• Directions for this task
Without including any pictures, write out the listing below exactly.

• Data segment
....

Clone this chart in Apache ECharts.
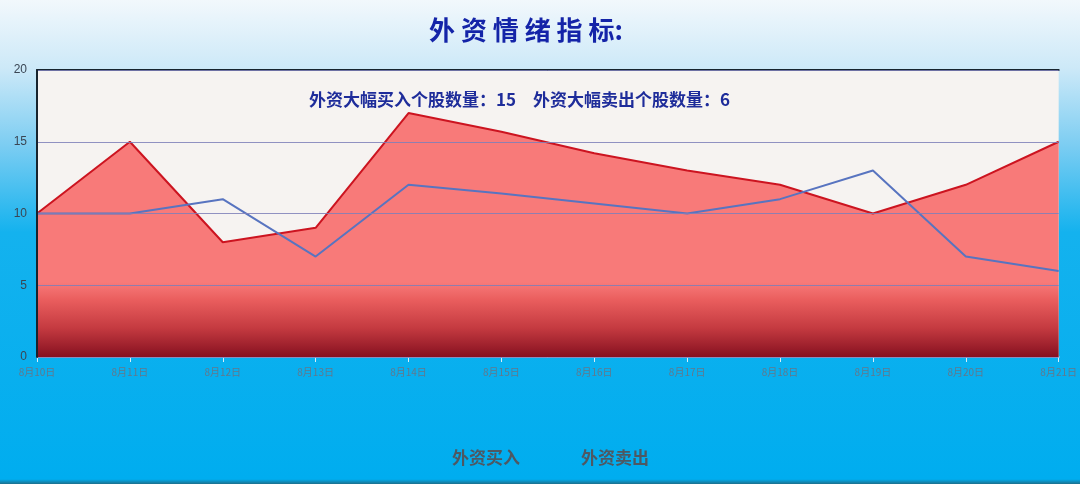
<!DOCTYPE html>
<html><head><meta charset="utf-8">
<script src="https://cdn.jsdelivr.net/npm/echarts@6/dist/echarts.min.js"></script>
<style>html,body{margin:0;padding:0;}#c{width:1080px;height:484px;}</style>
</head><body><div id="c"></div>
<script>
var categories = ['8月10日','8月11日','8月12日','8月13日','8月14日','8月15日','8月16日','8月17日','8月18日','8月19日','8月20日','8月21日'];
var buyValues = [10, 15, 8, 9, 17, 15.7, 14.2, 13, 12, 10, 12, 15];
var sellValues = [10, 10, 11, 7, 12, 11.4, 10.7, 10, 11, 13, 7, 6];
var yTicks = [0, 5, 10, 15, 20];
var buyCount = 15, sellCount = 6;

var chart = echarts.init(document.getElementById('c'));
chart.setOption({
  backgroundColor: new echarts.graphic.LinearGradient(0, 0, 0, 1, [
    {offset: 0, color: '#f2f8fc'},
    {offset: 0.14, color: '#cde9f8'},
    {offset: 0.3, color: '#7ccdf2'},
    {offset: 0.48, color: '#14b2ee'},
    {offset: 0.99, color: '#00adef'},
    {offset: 1, color: '#1d6f8c'}
  ]),
  title: [
    {text: '外 资 情 绪 指 标:', left: 424, top: 12,
     textStyle: {color: '#1424a8', fontSize: 26, fontWeight: 'bold', fontFamily: 'Noto Sans CJK SC'}},
    {text: '外资大幅买入个股数量：' + buyCount + '　外资大幅卖出个股数量：' + sellCount, left: 304, top: 86,
     textStyle: {color: '#1e2c9a', fontSize: 17, fontWeight: 'bold', fontFamily: 'Noto Sans CJK SC'}}
  ],
  legend: {
    data: ['外资买入', '外资卖出'], bottom: 13, left: 441,
    itemWidth: 0, itemHeight: 0, itemGap: 55,
    textStyle: {color: '#4e5862', fontSize: 17, fontWeight: 'bold', fontFamily: 'Noto Sans CJK SC'}
  },
  grid: {left: 37, right: 18, top: 70, bottom: 127, show: true, backgroundColor: '#f6f3f1', borderWidth: 0},
  xAxis: [{
    type: 'category', data: categories, boundaryGap: false,
    axisLine: {lineStyle: {color: '#b8dcf0', width: 2}},
    axisTick: {show: true, lineStyle: {color: '#d8eef8'}},
    axisLabel: {color: '#62788c', fontSize: 10, margin: 10, fontFamily: 'Noto Sans CJK SC'},
    splitLine: {show: false}
  }, {
    type: 'category', position: 'top', data: categories, boundaryGap: false,
    axisLine: {lineStyle: {color: '#17242e', width: 2}},
    axisTick: {show: false}, axisLabel: {show: false}
  }],
  yAxis: {
    type: 'value', min: 0, max: 20, interval: 5, z: 5,
    axisLine: {show: true, lineStyle: {color: '#17242e', width: 2}},
    axisTick: {show: false},
    axisLabel: {color: '#3a4654', fontSize: 12, margin: 10},
    splitLine: {lineStyle: {color: '#7e7fb8', width: 1, opacity: 0.85}}
  },
  series: [{
    name: '外资买入', type: 'line', data: buyValues, symbol: 'none', z: 2,
    lineStyle: {color: '#cc1420', width: 2},
    itemStyle: {color: '#cc1420'},
    areaStyle: {opacity: 1, color: new echarts.graphic.LinearGradient(0, 70, 0, 357, [
      {offset: 0, color: '#f87a79'},
      {offset: 0.74, color: '#f87a79'},
      {offset: 0.8, color: '#ea5e5e'},
      {offset: 0.9, color: '#c43a40'},
      {offset: 1, color: '#861020'}
    ], true)}
  }, {
    name: '外资卖出', type: 'line', data: sellValues, symbol: 'none', z: 3,
    lineStyle: {color: '#5874c0', width: 2},
    itemStyle: {color: '#5874c0'}
  }]
});
</script></body></html>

....

• Output
Clone this chart in Apache ECharts.
<!DOCTYPE html>
<html><head><meta charset="utf-8">
<script src="https://cdn.jsdelivr.net/npm/echarts@6/dist/echarts.min.js"></script>
<style>html,body{margin:0;padding:0;}#c{width:1080px;height:484px;}</style>
</head><body><div id="c"></div>
<script>
var categories = ['8月10日','8月11日','8月12日','8月13日','8月14日','8月15日','8月16日','8月17日','8月18日','8月19日','8月20日','8月21日'];
var buyValues = [10, 15, 8, 9, 17, 15.7, 14.2, 13, 12, 10, 12, 15];
var sellValues = [10, 10, 11, 7, 12, 11.4, 10.7, 10, 11, 13, 7, 6];
var yTicks = [0, 5, 10, 15, 20];
var buyCount = 15, sellCount = 6;

var chart = echarts.init(document.getElementById('c'));
chart.setOption({
  backgroundColor: new echarts.graphic.LinearGradient(0, 0, 0, 1, [
    {offset: 0, color: '#f2f8fc'},
    {offset: 0.14, color: '#cde9f8'},
    {offset: 0.3, color: '#7ccdf2'},
    {offset: 0.48, color: '#14b2ee'},
    {offset: 0.99, color: '#00adef'},
    {offset: 1, color: '#1d6f8c'}
  ]),
  title: [
    {text: '外 资 情 绪 指 标:', left: 424, top: 12,
     textStyle: {color: '#1424a8', fontSize: 26, fontWeight: 'bold', fontFamily: 'Noto Sans CJK SC'}},
    {text: '外资大幅买入个股数量：' + buyCount + '　外资大幅卖出个股数量：' + sellCount, left: 304, top: 86,
     textStyle: {color: '#1e2c9a', fontSize: 17, fontWeight: 'bold', fontFamily: 'Noto Sans CJK SC'}}
  ],
  legend: {
    data: ['外资买入', '外资卖出'], bottom: 13, left: 441,
    itemWidth: 0, itemHeight: 0, itemGap: 55,
    textStyle: {color: '#4e5862', fontSize: 17, fontWeight: 'bold', fontFamily: 'Noto Sans CJK SC'}
  },
  grid: {left: 37, right: 18, top: 70, bottom: 127, show: true, backgroundColor: '#f6f3f1', borderWidth: 0},
  xAxis: [{
    type: 'category', data: categories, boundaryGap: false,
    axisLine: {lineStyle: {color: '#b8dcf0', width: 2}},
    axisTick: {show: true, lineStyle: {color: '#d8eef8'}},
    axisLabel: {color: '#62788c', fontSize: 10, margin: 10, fontFamily: 'Noto Sans CJK SC'},
    splitLine: {show: false}
  }, {
    type: 'category', position: 'top', data: categories, boundaryGap: false,
    axisLine: {lineStyle: {color: '#17242e', width: 2}},
    axisTick: {show: false}, axisLabel: {show: false}
  }],
  yAxis: {
    type: 'value', min: 0, max: 20, interval: 5, z: 5,
    axisLine: {show: true, lineStyle: {color: '#17242e', width: 2}},
    axisTick: {show: false},
    axisLabel: {color: '#3a4654', fontSize: 12, margin: 10},
    splitLine: {lineStyle: {color: '#7e7fb8', width: 1, opacity: 0.85}}
  },
  series: [{
    name: '外资买入', type: 'line', data: buyValues, symbol: 'none', z: 2,
    lineStyle: {color: '#cc1420', width: 2},
    itemStyle: {color: '#cc1420'},
    areaStyle: {opacity: 1, color: new echarts.graphic.LinearGradient(0, 70, 0, 357, [
      {offset: 0, color: '#f87a79'},
      {offset: 0.74, color: '#f87a79'},
      {offset: 0.8, color: '#ea5e5e'},
      {offset: 0.9, color: '#c43a40'},
      {offset: 1, color: '#861020'}
    ], true)}
  }, {
    name: '外资卖出', type: 'line', data: sellValues, symbol: 'none', z: 3,
    lineStyle: {color: '#5874c0', width: 2},
    itemStyle: {color: '#5874c0'}
  }]
});
</script></body></html>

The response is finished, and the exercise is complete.